Do you consider the people coming to the US, from Mexico or from other parts of Latin America, refugees because they are fleeing this violence?
Yes, absolutely. Aside from poverty, these millions of dollars are not being invested in jobs and restoring the social fabric. They are investing this money in weaponry and in the destruction of the social fabric. So people come to the US—people with money, and people without money. The places for refugees that I know, for example in Texas, are full of poor people who are fleeing, who are escaping, and they are “illegal” in the US. They came not because they wanted to leave Mexico but because their lives were threatened. On the other hand, Central American people who have to cross Mexican territory to come to the US are being disappeared by the army or the organized crime. Either way, it looks like social cleansing. In every sense, in every way, this war against drugs is inhuman.

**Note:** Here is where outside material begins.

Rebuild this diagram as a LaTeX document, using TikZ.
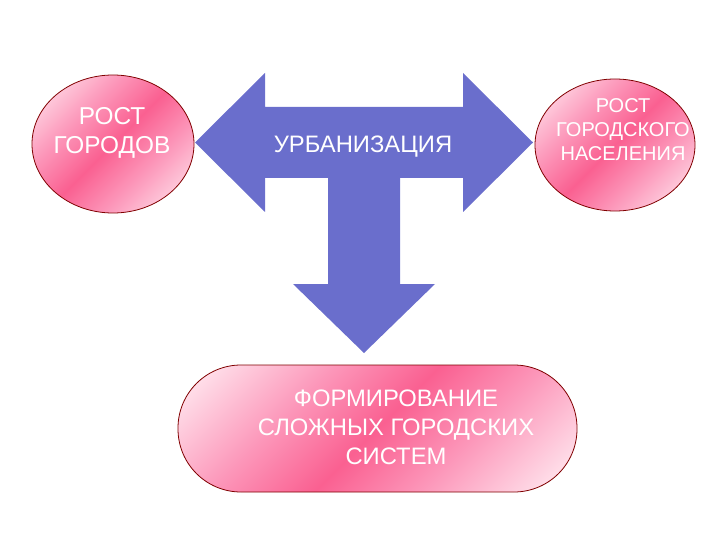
\documentclass[tikz,border=0pt]{standalone}
\usepackage{fontspec}
\setmainfont{Liberation Sans}
\usetikzlibrary{shapes.geometric}
\definecolor{arrowblue}{RGB}{106,110,204}
\definecolor{pinkD}{RGB}{250,96,145}
\definecolor{pinkM}{RGB}{252,150,185}
\definecolor{pinkL}{RGB}{255,228,237}
\definecolor{rimred}{RGB}{128,0,0}
\pgfdeclarehorizontalshading{pinkband}{100bp}{color(0bp)=(pinkL); color(18bp)=(pinkL); color(36bp)=(pinkM); color(50bp)=(pinkD); color(64bp)=(pinkM); color(82bp)=(pinkL); color(100bp)=(pinkL)}
\tikzset{
  bubble/.style={draw=rimred, line width=0.8pt, shade, shading=pinkband, shading angle=-45},
  ellbubble/.style={bubble, ellipse, inner sep=0pt},
  whitetext/.style={text=white, align=center, inner sep=0pt},
}
\begin{document}
\begin{tikzpicture}[x=1pt,y=-1pt]
\useasboundingbox (0,0) rectangle (720,540);
% central three-headed arrow
\fill[arrowblue] (195,142.5) -- (265,73) -- (265,107) -- (463,107) -- (463,73)
  -- (533,142.5) -- (463,212) -- (463,178) -- (400,178) -- (400,284)
  -- (435,284) -- (364,353) -- (293,284) -- (328,284) -- (328,178)
  -- (265,178) -- (265,212) -- cycle;
\node[whitetext, font=\fontsize{23.8}{28}\selectfont] (urb) at (363,147) {УРБАНИЗАЦИЯ};
% left ellipse
\node[ellbubble, minimum width=162pt, minimum height=138pt] (cities) at (113,144) {};
\node[whitetext, font=\fontsize{24.4}{29}\selectfont] (citiestxt) at (112,133) {РОСТ\\ГОРОДОВ};
% right ellipse
\node[ellbubble, minimum width=160pt, minimum height=132pt] (pop) at (615,145) {};
\node[whitetext, font=\fontsize{20}{24}\selectfont] (poptxt) at (623,130) {РОСТ\\ГОРОДСКОГО\\НАСЕЛЕНИЯ};
% bottom rounded box
\node[bubble, rectangle, rounded corners=63pt, minimum width=399pt, minimum height=127pt, inner sep=0pt] (systems) at (377.5,428.5) {};
\node[whitetext, font=\fontsize{23.8}{29}\selectfont] (systemstxt) at (396,427) {ФОРМИРОВАНИЕ\\СЛОЖНЫХ ГОРОДСКИХ\\СИСТЕМ};
\end{tikzpicture}
\end{document}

Where are you looking to for support in the US?
I hope there will be a lot of support from the organizations here that can create awareness, from Mexican organizations and Latin American organizations, and also from African-American people, because African-American people have a lot of problems here with the War on Drugs, because they have been criminalized. And finally the media; if we can get support from the media, we would be able to put this on the politicians’ agendas, because it’s a problem in the US and Mexico. It’s a bi-national problem. Not only that, it is a continental problem, and if we are really serious, it is a world problem. We hope for your support.